There are numerous health-related apps and digital health technologies that seek to modify these risk factors. However, there is a lack of high-level evidence on the effect of digital health technologies on actual CVD outcomes. With a shift in focus on quality and outcomes in healthcare, evidence supporting a positive effect on outcomes is needed prior to the widespread adoption of digital health tools.
Physicians from the Mayo Clinic conducted a systematic review and meta-analysis of digital health interventions for the prevention of cardiovascular disease.2
The authors lumped digital health interventions in the analysis, including telemedicine, web-based strategies, email, mobile phones, mobile applications, text messaging, and monitoring sensors. They included 51 studies in the systematic review and identified 9 studies with quantitative data on CVD outcomes (CVD events, hospitalizations, or mortality) for analysis.

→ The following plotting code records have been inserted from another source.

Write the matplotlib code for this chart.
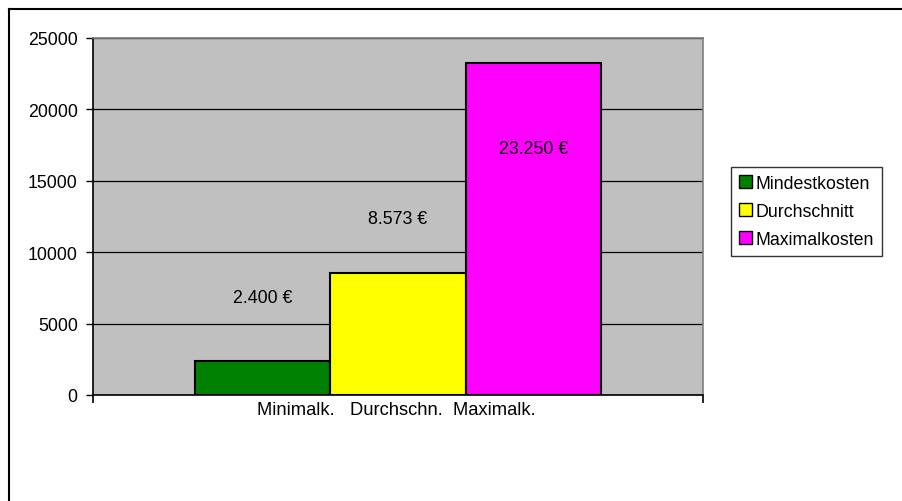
import matplotlib
matplotlib.use("Agg")
import matplotlib.pyplot as plt
from matplotlib.patches import Patch
from matplotlib.lines import Line2D

plt.rcParams['font.family'] = ['Liberation Sans', 'DejaVu Sans']

series = ["Mindestkosten", "Durchschnitt", "Maximalkosten"]
values = [2400, 8573, 23250]
value_labels = ["2.400 €", "8.573 €", "23.250 €"]
label_y = [6860, 12330, 17230]
colors = ["#008000", "#FFFF00", "#FF00FF"]
category_label = "Minimalk.   Durchschn.  Maximalk."
yticks = [0, 5000, 10000, 15000, 20000, 25000]

W, H = 903, 502
fig = plt.figure(figsize=(W / 100, H / 100), dpi=100)
ax = fig.add_axes([93 / W, (H - 396) / H, (703 - 93) / W, (396 - 39) / H])
ax.set_facecolor("#C0C0C0")

offsets = [-1, 0, 1]
for off, v, c in zip(offsets, values, colors):
    ax.bar(off, v, width=1.0, color=c, edgecolor="black", linewidth=1.5, zorder=3)
for off, t, ly in zip(offsets, value_labels, label_y):
    ax.text(off, ly, t, ha="center", va="center", fontsize=12.8, zorder=4)

ax.set_xlim(-2.25, 2.25)
ax.set_ylim(0, 25000)
ax.set_yticks(yticks)
ax.set_yticklabels([str(t) for t in yticks], fontsize=12.8)
ax.yaxis.grid(True, color="black", linewidth=0.9, zorder=1)
ax.set_axisbelow(True)

ax.set_xticks([-2.25, 2.25])
ax.set_xticklabels(["", ""])
ax.tick_params(axis="x", direction="out", length=6, width=1.2, color="black")
ax.tick_params(axis="y", direction="out", length=5, width=1.0, color="black", pad=6)
ax.text(-0.01, -0.018, category_label, transform=ax.get_xaxis_transform(),
        ha="center", va="top", fontsize=13.2)

for s in ["top", "right"]:
    ax.spines[s].set_color("#808080")
    ax.spines[s].set_linewidth(1.2)
for s in ["left", "bottom"]:
    ax.spines[s].set_color("black")
    ax.spines[s].set_linewidth(1.2)

handles = [Patch(facecolor=c, edgecolor="black", linewidth=1.0) for c in colors]
leg = fig.legend(handles, series, loc="upper left",
                 bbox_to_anchor=(731 / W, 1 - 168 / H),
                 fontsize=12.8, frameon=True, fancybox=False,
                 edgecolor="black", handlelength=0.75, handleheight=0.75,
                 handletextpad=0.2, borderpad=0.45, labelspacing=0.62,
                 borderaxespad=0)
leg.get_frame().set_linewidth(1.0)

# chart-area border (top and left visible)
fig.add_artist(Line2D([9.5 / W, 1], [1 - 10 / H, 1 - 10 / H], color="black", linewidth=1.5,
                      transform=fig.transFigure))
fig.add_artist(Line2D([9.5 / W, 9.5 / W], [0, 1 - 10 / H], color="black", linewidth=1.5,
                      transform=fig.transFigure))

fig.savefig("out.png", dpi=100)
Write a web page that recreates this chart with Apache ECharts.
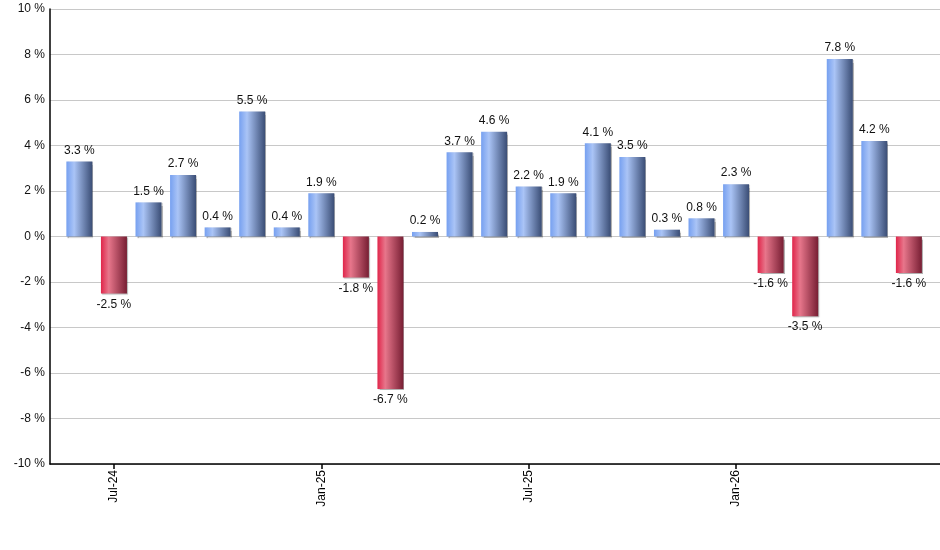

- Digital health interventions have a beneficial effect on CVD risk factors and outcomes
- 6.5% absolute risk reduction overall
- Sub-group analysis identified telemedicine, web-based solutions, and SMS texting as particularly beneficial
- In primary prevention populations, there is a benefit of digital health interventions on CVD risk factors, including weight loss, body mass index, systolic blood pressure, total cholesterol, and LDL cholesterol
- No observed benefit of digital health interventions in primary prevention groups regarding CVD outcomes, but there was an observed reduction in the Framingham risk scores
- For secondary CVD prevention and heart failure, digital health interventions have a benefit on all-cause mortality and CVD morbidity
- 40% relative risk reduction in CVD outcomes with the most significant impact among secondary prevention and heart failure groups
- 7.5% absolute risk reduction in secondary prevention groups
- Pooled analysis of several different digital health interventions
- Heterogeneity of studies
- Lack of long-term follow-up in the primary prevention groups
The current study provides important evidence-based data on digital health interventions on CVD outcomes. Its important to note that the degree of risk reduction they report may be biased due to the limitations of the included studies like potential selection bias, lack of blinding, and generally low numbers of patients. That said, it does lend more support to the belief that these generally (comparatively) low cost interventions can have a significant impact on outcomes that patients care about.
Also, as the authors point out, however, we should remember that digital health interventions do not have a direct effect on CVD risk; rather they likely improve CVD outcomes via improved adherence to and utilization of evidence-based preventative measures. This is an important factor to consider when deciding on the use of digital health technologies. Physicians, nurses, hospital administrators, and insurance companies must focus on how digital health solutions can improve known and validated risk factors that affect disease outcomes. To make an indelible impact, digital health technologies increasingly need to show benefit on quality, value, and outcomes.